The Housing Industry Association (HIA) has issued a warning about the negative effects of overregulation in the housing sector.
On Thursday, the HIA published it’s the Winter 2017 National Outlook report, which examines the downturn in building activity that began in March 2016.
The report forecasts the length and depth of the cycle, predicting that in the next three years activity will “bottom out” in 2019, despite maintaining solid levels.
The report also highlighted the importance of foreign investment to the housing sector and Australian economy, warning about the impact of new restrictions and regulations.
“The housing sector has already stepped back from its role driving the Australian economy and now is not the time for governments to hit the industry with punitive charges,” said Tim Reardon, HIA’s Principal Economist.
“Government interventions into the market so far include: state governments imposing punitive Stamp Duty charges on foreign investors, Federal charges for foreign investors, a new set of visa rules that could slow overseas migration, restricting lending to domestic investors and new regulations limiting interest only lending.”

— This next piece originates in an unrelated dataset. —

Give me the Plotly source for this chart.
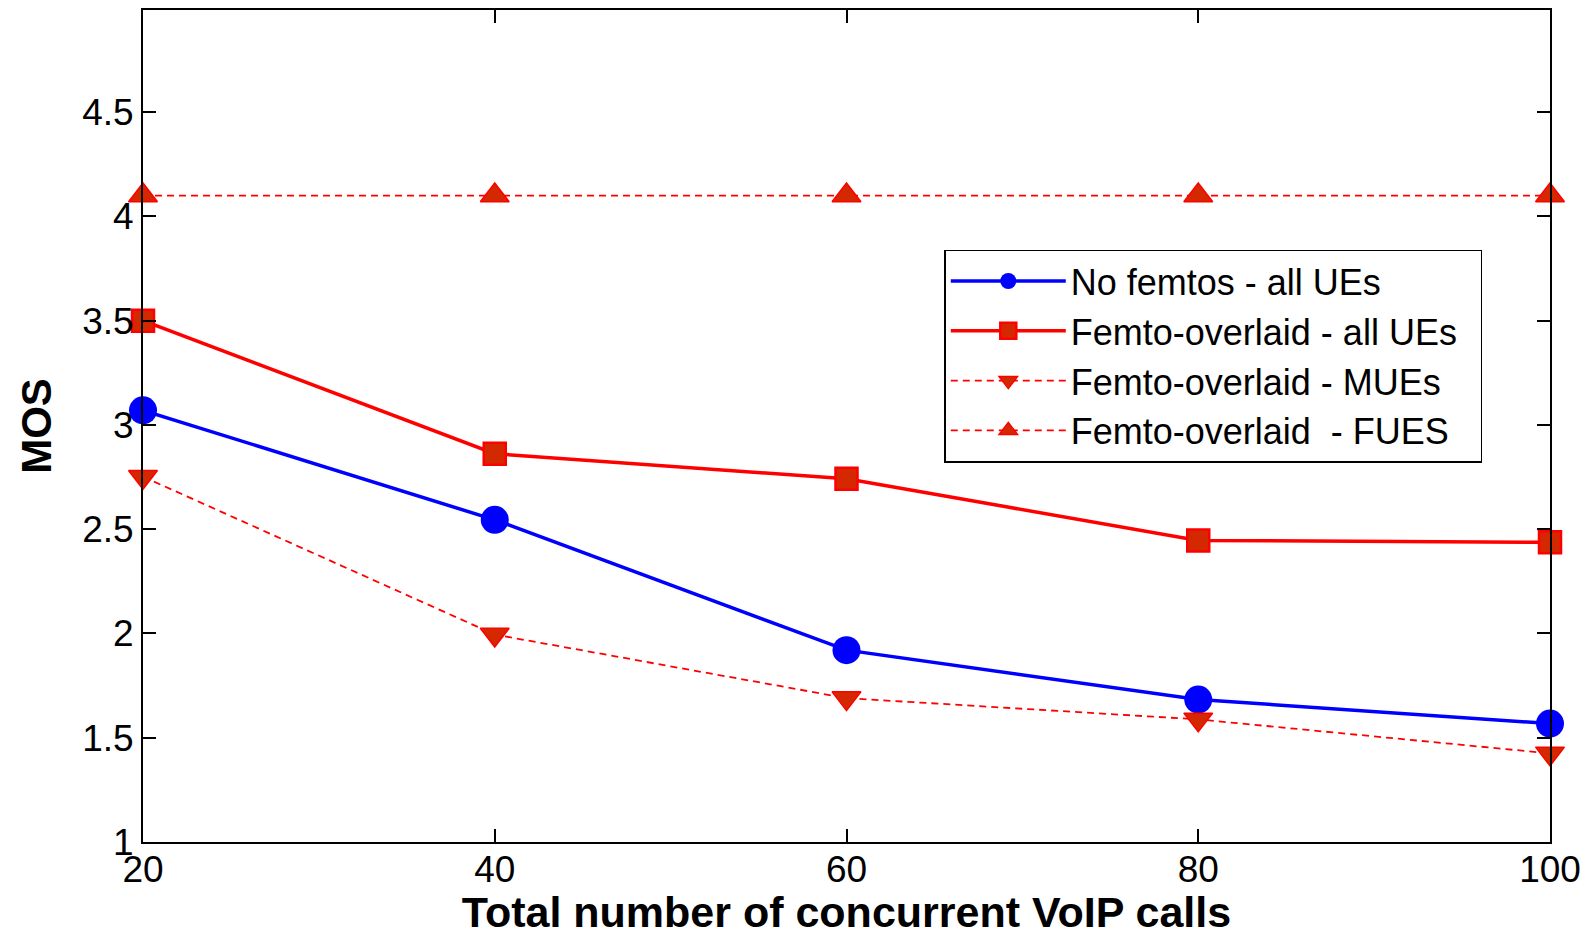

The Chinese government has also imposed restrictions that are already having an effect on home building in Australia.
Reardon points out that foreign investors have invested billions in the construction of new residential dwellings, with new housing stock easing pressure on rental markets.
But he believes that governments of all jurisdictions should exercise caution before imposing any new punitive measures on this sector.
“Foreign capital is highly mobile and if it is forced from the market rapidly it could accelerate the downturn in the sector unnecessarily,” Reardon said. “There is a risk – if uncoordinated and poorly considered policies are introduced to curb foreign investment – that the decline in activity in the sector will be accelerated,” he concluded.
According to the HIA, its National and State Outlooks are Australia’s most comprehensive housing report cards. These reports include forecasts of new dwelling construction volumes, policy updates, databases, and analysis of global and domestic economic issues.